2021 Orlando Magic Playoff Lessons: Portland Trail Blazers’ premature exit shows how hard it is to contend
By Dan Bennett
The Portland Trail Blazers are always going to be in contention for a playoff spot so long as they have Damian Lillard around. That is what having a superstar does for your team.
So it was no real surprise to see the Blazers secure the sixth seed in a packed Western Conference where a New Orleans Pelicans team with Zion Williamson and Brandon Ingram and a Golden State Warriors side led by an all-time great in Stephen Curry missed out completely.
But even that was not enough. The Blazers were not satisfied with their first-round series loss, their fifth first-round exit in the last eight years (all with playoff appearances). When a team has a superstar, they demand a bit more.
So Portland is seeking a better coach, parting with Terry Stotts after nine seasons. They simply want more. They want to be better.
The Orlando Magic are not there yet, but they might be again soon, even if the outlook is far from perfect right now. And they too will feel the pressure to get better and constantly move forward.
The Orlando Magic have a long way to go to get where the Portland Trail Blazers are. But with a superstar on the roster, the Blazers show that stagnation is never good enough.
Portland was far from a perfect team this year. Two years removed from making the Western Conference Finals, the Blazers stagnated. They could not get back there and they regressed in important ways as they struggled to put a roster together to lift their loyal star Lillard beyond first-round scraps.
Portland made the playoffs and remained a threat this season despite having one of the worst defenses in the NBA during the regular season, ranking an appalling second from bottom for defensive rating at 115.3 points per 100 possessions. The only team worse was the Sacramento Kings.
Drawing the Denver Nuggets in the first round was just about the best Portland could have hoped for. With no Jamal Murray, the Nuggets were a severely weakened side despite MVP Nikola Jokic playing at an absurd level in his absence and Michael Porter taking a leap.
But once again, the Trail Blazers could not strike the right balance and were eliminated in a six-game series against a superior Nuggets team. The Blazers saw a 14-point lead at home in the second half of Game 6 evaporate and their season was done.

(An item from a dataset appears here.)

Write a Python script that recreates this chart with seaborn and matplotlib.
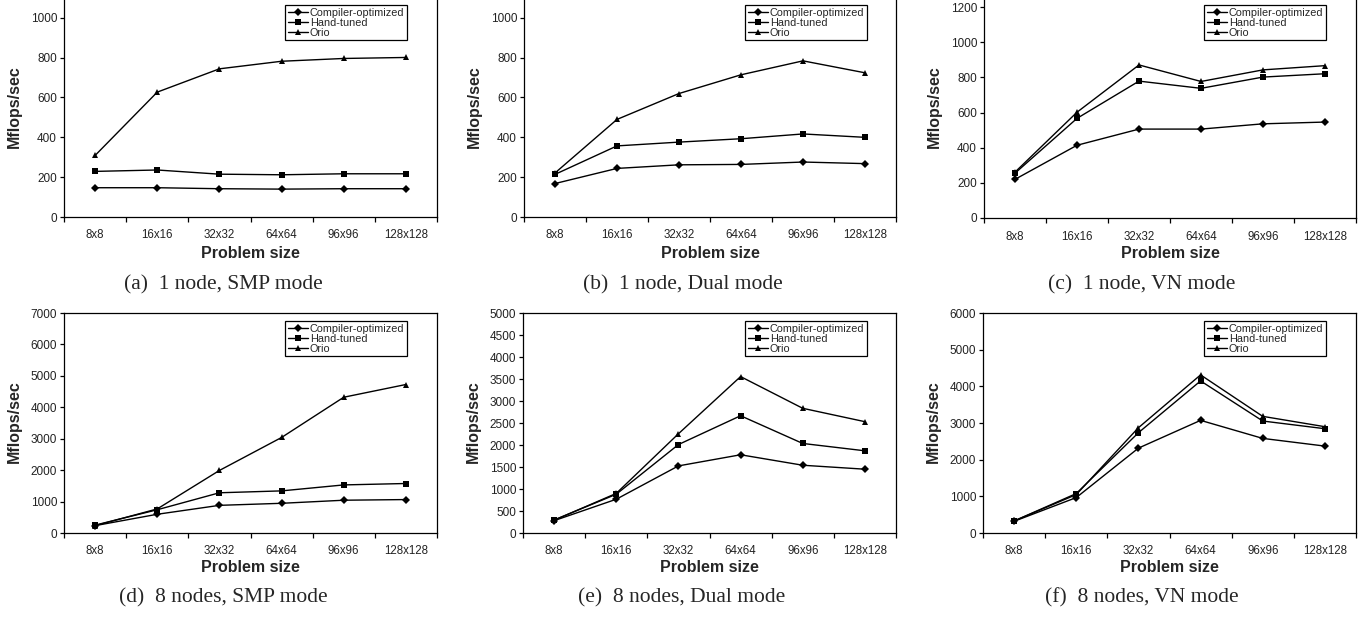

That is despite Lillard doing all he could to push his team to the conference semis, having one of the all-time great playoff performances in Game 5. Lillard averaged 34.3 points per game on 59.3-percent effective field goal percentage. And it was not enough.
The kind of turmoil the Blazers have been in this offseason might raise trade whispers for their superstar player. But Lillard is built different. And so Portland is asking itself how to reload again.

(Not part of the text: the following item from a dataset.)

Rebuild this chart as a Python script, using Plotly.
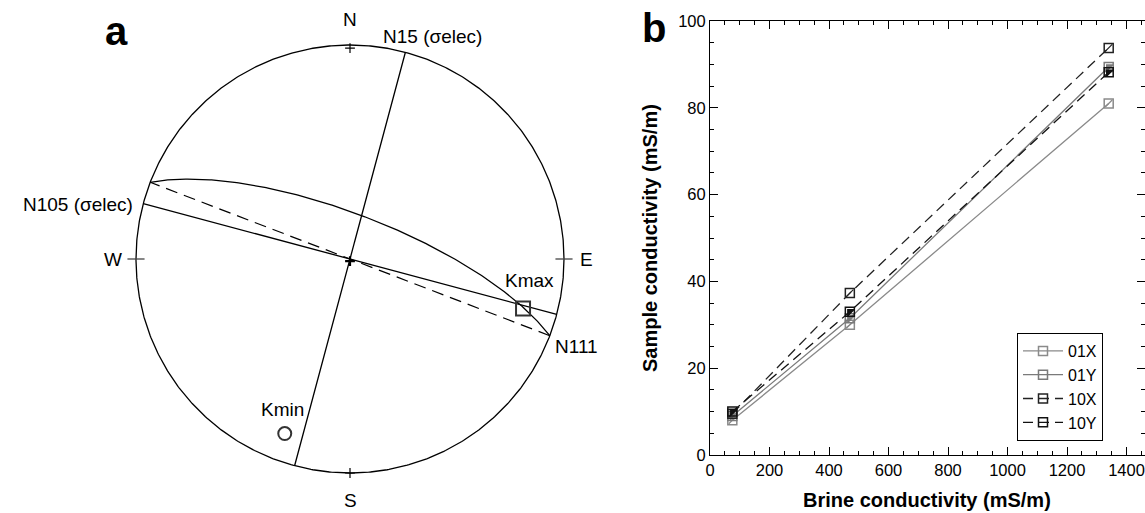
import numpy as np
import plotly.graph_objects as go

# ---------------- data: panel b ----------------
brine = [75, 470, 1340]
s01X = [8.0, 30.0, 81.0]
s01Y = [9.0, 31.5, 89.4]
s10X = [9.5, 37.3, 93.8]
s10Y = [10.0, 33.0, 88.2]
series_names = ["01X", "01Y", "10X", "10Y"]

# ---------------- data: panel a (stereonet) ----------------
vertical_strikes = [15, 105]        # solid vertical planes
dashed_strike = 111                  # dashed vertical plane
curve_strike, curve_dip = 291, 73    # inclined great circle
kmax_trend, kmax_plunge = 106, 17
kmin_trend, kmin_plunge = 200.5, 14

FONT = "Liberation Sans, Arial, sans-serif"
W, H = 1145, 513


def project(trend_deg, plunge_deg):
    t = np.radians(trend_deg)
    p = np.radians(plunge_deg)
    r = np.sqrt(2) * np.sin((np.pi / 2 - p) / 2)
    return r * np.sin(t), r * np.cos(t)


def great_circle(strike, dip, n=241):
    s = np.radians(strike)
    d = np.radians(dip)
    a = np.radians(np.linspace(0, 180, n))
    sv = np.array([np.sin(s), np.cos(s), 0.0])
    dd = s + np.pi / 2
    dv = np.array([np.cos(d) * np.sin(dd), np.cos(d) * np.cos(dd), np.sin(d)])
    v = np.outer(np.cos(a), sv) + np.outer(np.sin(a), dv)
    plunge = np.degrees(np.arcsin(np.clip(v[:, 2], -1, 1)))
    trend = np.degrees(np.arctan2(v[:, 0], v[:, 1]))
    return project(trend, plunge)


fig = go.Figure()

# ---------------- panel b traces ----------------
styles = {
    "01X": dict(color="#8a8a8a", dash="solid", over="line-ne"),
    "01Y": dict(color="#7a7a7a", dash="solid", over="triangle-nw"),
    "10X": dict(color="#222222", dash="10px,6px", over="line-ne"),
    "10Y": dict(color="#111111", dash="10px,6px", over="triangle-nw"),
}
values = {"01X": s01X, "01Y": s01Y, "10X": s10X, "10Y": s10Y}
for name in series_names:
    st = styles[name]
    fig.add_trace(go.Scatter(
        x=brine, y=values[name], name=name, mode="lines+markers",
        line=dict(color=st["color"], width=1.3, dash=st["dash"]),
        marker=dict(symbol="square-open", size=9, color=st["color"],
                    line=dict(width=1.5, color=st["color"])),
        xaxis="x", yaxis="y"))
    fig.add_trace(go.Scatter(
        x=brine, y=values[name], mode="markers", showlegend=False,
        marker=dict(symbol=st["over"], size=7, color=st["color"],
                    line=dict(width=1.2, color=st["color"])),
        xaxis="x", yaxis="y", hoverinfo="skip"))

# ---------------- panel a traces ----------------
def add2(x, y, **kw):
    fig.add_trace(go.Scatter(x=x, y=y, xaxis="x2", yaxis="y2", showlegend=False,
                             hoverinfo="skip", **kw))

th = np.linspace(0, 2 * np.pi, 721)
add2(np.cos(th), np.sin(th), mode="lines", line=dict(color="black", width=1.3))
for s in vertical_strikes:
    gx, gy = great_circle(s, 90)
    add2(gx, gy, mode="lines", line=dict(color="black", width=1.3))
gx, gy = great_circle(dashed_strike, 90)
add2(gx, gy, mode="lines", line=dict(color="black", width=1.2, dash="12px,7px"))
gx, gy = great_circle(curve_strike, curve_dip)
add2(gx, gy, mode="lines", line=dict(color="black", width=1.3))

for sx in (-1, 1):
    add2([sx * 0.96, sx * 1.04], [0, 0], mode="lines", line=dict(color="#444444", width=1.3))
add2([0, 0], [0.985, -1.0], mode="markers",
     marker=dict(symbol="cross-thin", size=7, color="black", line=dict(width=1.2, color="black")))
add2([0], [-0.01], mode="markers",
     marker=dict(symbol="cross-thin", size=7, color="black", line=dict(width=2.2, color="black")))
kx, ky = project(kmax_trend, kmax_plunge)
add2([kx], [ky], mode="markers",
     marker=dict(symbol="square-open", size=14, color="#333333", line=dict(width=2, color="#333333")))
nx, ny = project(kmin_trend, kmin_plunge)
add2([nx], [ny], mode="markers",
     marker=dict(symbol="circle-open", size=13, color="#333333", line=dict(width=2, color="#333333")))

# ---------------- annotations ----------------
ann = []


def a2(text, x, y, xanchor="center", yanchor="middle", size=19):
    ann.append(dict(text=text, x=x, y=y, xref="x2", yref="y2", showarrow=False,
                    xanchor=xanchor, yanchor=yanchor,
                    font=dict(family=FONT, size=size, color="black")))


a2("N", 0, 1.117)
a2("S", 0, -(H - 259) / 214, yanchor="bottom")
a2("W", -1.107, 0)
a2("E", 1.103, 0)
a2("N15 (σelec)", 0.145, 1.042, xanchor="left")
a2("N105 (σelec)", -1.005, 0.257, xanchor="right")
a2("N111", 0.949, -0.407, xanchor="left")
a2("Kmax", kx + 0.03, ky + 0.13)
a2("Kmin", nx - 0.01, ny + 0.11)


def ap(text, px, py, size, textangle=0):
    ann.append(dict(text=text, x=px / W, y=1 - py / H, xref="paper", yref="paper",
                    showarrow=False, xanchor="center", yanchor="middle", textangle=textangle,
                    font=dict(family=FONT, size=size, color="black")))


ap("<b>a</b>", 116, 31, 40)
ap("<b>b</b>", 654, 28, 40)
ap("<b>Brine conductivity (mS/m)</b>", 927, 500, 20)
ap("<b>Sample conductivity (mS/m)</b>", 650, 238, 20, textangle=-90)

axis_common = dict(showline=True, linecolor="black", linewidth=1, mirror="allticks",
                   ticks="inside", ticklen=8, tickwidth=1, tickcolor="black",
                   showgrid=False, zeroline=False, automargin=False,
                   ticklabeloverflow="allow",
                   tickfont=dict(family=FONT, size=16.5, color="black"))

fig.update_layout(
    template="none",
    width=W, height=H,
    margin=dict(l=0, r=0, t=0, b=0, pad=0, autoexpand=False),
    paper_bgcolor="white", plot_bgcolor="rgba(0,0,0,0)",
    font=dict(family=FONT, color="black"),
    xaxis=dict(domain=[710 / W, 1.0], range=[0, 1462], tick0=0, dtick=200,
               minor=dict(dtick=50, ticklen=4, ticks="inside", tickcolor="black"),
               anchor="y", **axis_common),
    yaxis=dict(domain=[58 / H, 492 / H], range=[0, 100], tick0=0, dtick=20,
               minor=dict(dtick=5, ticklen=4, ticks="inside", tickcolor="black"),
               anchor="x", **axis_common),
    xaxis2=dict(domain=[0, 687 / W], range=[-350 / 214, 337 / 214], visible=False,
                anchor="y2", fixedrange=True, automargin=False),
    yaxis2=dict(domain=[0, 1], range=[-(H - 259) / 214, 259 / 214], visible=False,
                anchor="x2", fixedrange=True, automargin=False),
    legend=dict(x=1017 / W, y=1 - 333 / H, xanchor="left", yanchor="top",
                bordercolor="black", borderwidth=1, bgcolor="white",
                font=dict(family=FONT, size=16, color="black"),
                tracegroupgap=0, itemwidth=40),
    annotations=ann,
    showlegend=True,
)

fig.write_html("out.html")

This has been the dilemma for the Blazers for some time. Just what do you do when you have one of the greatest point guards to ever play the game on a hefty salary with limited room to re-jig the roster around him?
It is not a problem the Magic have had for some time, and may not anytime soon either after falling to a disappointing fifth in the NBA Draft. But someday, hopefully, they will do once again.
Portland Trail Blazers
A star — an elite NBA talent or All-Star — is not enough to win. An MVP-caliber season is not enough if the other pieces are in place. Lillard was not enough to topple an undermanned Nuggets team on his own. Lillard carried the team far but he needs more. Far more, it seems, than just a new coach.

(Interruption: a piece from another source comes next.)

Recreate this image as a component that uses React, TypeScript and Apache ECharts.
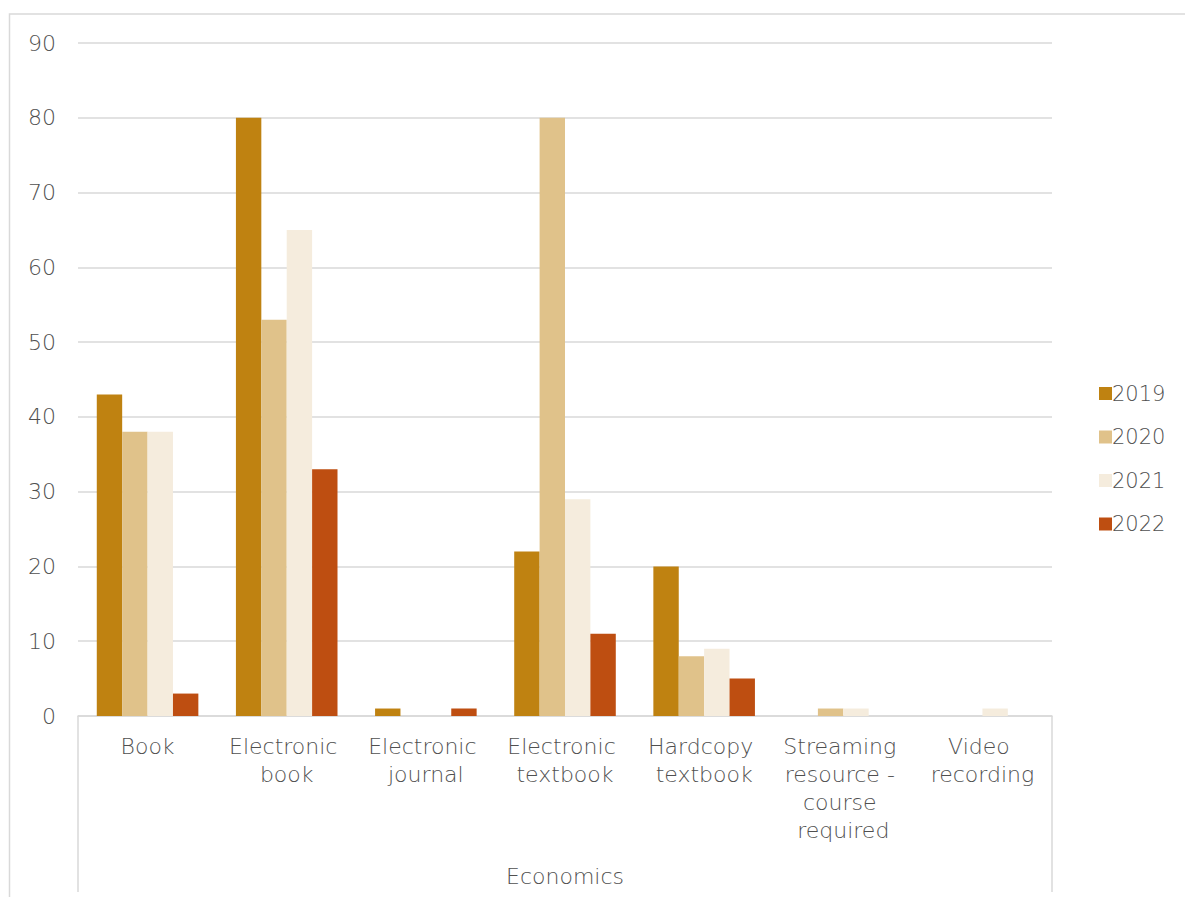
import React, { useEffect, useRef } from "react";
import * as echarts from "echarts";

const categories = [
  "Book",
  "Electronic book",
  "Electronic journal",
  "Electronic textbook",
  "Hardcopy textbook",
  "Streaming resource - course required",
  "Video recording",
];
const groupLabels = ["Economics"];
const seriesNames = ["2019", "2020", "2021", "2022"];
const values2019 = [43, 80, 1, 22, 20, 0, 0];
const values2020 = [38, 53, 0, 80, 8, 1, 0];
const values2021 = [38, 65, 0, 29, 9, 1, 1];
const values2022 = [3, 33, 1, 11, 5, 0, 0];
const colors = ["#BF8211", "#E0C28A", "#F5ECDD", "#BE4E11"];

const FONT = "'DejaVu Sans', 'Open Sans', sans-serif";
const TEXT = "#505050";
const FS = 22;
const FW = 200;

export default function App() {
  const ref = useRef<HTMLDivElement>(null);
  useEffect(() => {
    if (!ref.current) return;
    const chart = echarts.init(ref.current, null, { renderer: "svg" });
    const all = [values2019, values2020, values2021, values2022];
    chart.setOption({
      animation: false,
      textStyle: { fontFamily: FONT },
      grid: { left: 78, right: 133, top: 43, bottom: 181, containLabel: false },
      legend: {
        orient: "vertical",
        left: 1094,
        top: 378,
        itemWidth: 13,
        itemHeight: 13,
        itemGap: 22.5,
        icon: "rect",
        data: seriesNames,
        textStyle: { color: TEXT, fontSize: 21, fontWeight: FW, fontFamily: FONT, padding: [0, 0, 0, -5] },
      },
      xAxis: [
        {
          type: "category",
          data: categories,
          position: "bottom",
          axisLine: { show: true, lineStyle: { color: "#D9D9D9", width: 1.5 } },
          axisTick: { show: false },
          axisLabel: {
            interval: 0,
            color: TEXT,
            fontSize: FS,
            fontWeight: FW,
            fontFamily: FONT,
            lineHeight: 28,
            margin: 16,
            width: 130,
            overflow: "break",
          },
        },
        {
          type: "category",
          data: groupLabels,
          position: "bottom",
          axisLine: { show: false },
          axisTick: { show: true, length: 176, lineStyle: { color: "#D9D9D9", width: 1.5 } },
          axisLabel: { color: TEXT, fontSize: FS, fontWeight: FW, fontFamily: FONT, margin: 149 },
        },
      ],
      yAxis: {
        type: "value",
        min: 0,
        max: 90,
        interval: 10,
        axisLine: { show: false },
        axisTick: { show: false },
        axisLabel: { color: TEXT, fontSize: FS, fontWeight: FW, fontFamily: FONT, margin: 22 },
        splitLine: { lineStyle: { color: "#D9D9D9", width: 1.5 } },
      },
      graphic: [
        {
          type: "rect",
          shape: { x: 9.5, y: 14, width: 1200, height: 1000 },
          style: { fill: "none", stroke: "#D9D9D9", lineWidth: 1.5 },
          silent: true,
          z: -1,
        },
      ],
      series: seriesNames.map((name, i) => ({
        name,
        type: "bar",
        data: all[i],
        barGap: "0%",
        barCategoryGap: "27%",
        itemStyle: { color: colors[i] },
      })),
    });
    return () => chart.dispose();
  }, []);
  return <div ref={ref} style={{ width: 1185, height: 897, position: "absolute", left: 0, top: 0 }} />;
}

Portland’s inability to even make a Finals with Lillard should serve as a harsh reminder of just how difficult it is to get your star the right team around him.
The Blazers do not have bad players, though. C.J. McCollum is a fine scorer, averaging 23.1 points per game this season. Jusuf Nurkic when healthy is a defensive problem for opponents. And Norman Powell is a solid two-way guard with the ability to go on great scoring runs.
But still, it was not enough. And it ultimately cost rumored Magic head coaching candidate Terry Stotts his job. Even though there is some excellent talent around Lillard, the fit just was not right and the woeful defensive signs were there all season to signal that this would end in disappointment again.
The Atlanta Hawks are currently finding out where a team that fits together well gets you. They have built a team and drafted around Trae Young. It is what the New Orleans Pelicans must do now around Zion Williamson, even if it means taking a player in the draft that can help out more now but has lower upside.
And it is what the Magic will have to consider when that star player eventually does come along again. Whoever he might be.
Portland has fallen desperately short in the draft. They have used their picks in trades or have taken players who do not make a ton of sense around Lillard. And it has proven costly.
The Magic are craving a player like Lillard. Everyone is. But Orlando especially has long needed that star player to build around.
Should Jeff Weltman draft a gem this year, or should someone like Cole Anthony or Jonathan Isaac take a significant leap forward, Portland’s struggles should emphasise the need to act confidently and make necessary sacrifices to better accommodate your star.
The message from Portland’s playoff exit is clear for Orlando: Make the most of your star player, when you get one, while you can. Fix what needs fixing, even if that means trading away a player (like McCollum, for example) for someone less talented but a better fit for your team.
There is only so long that title window stays open.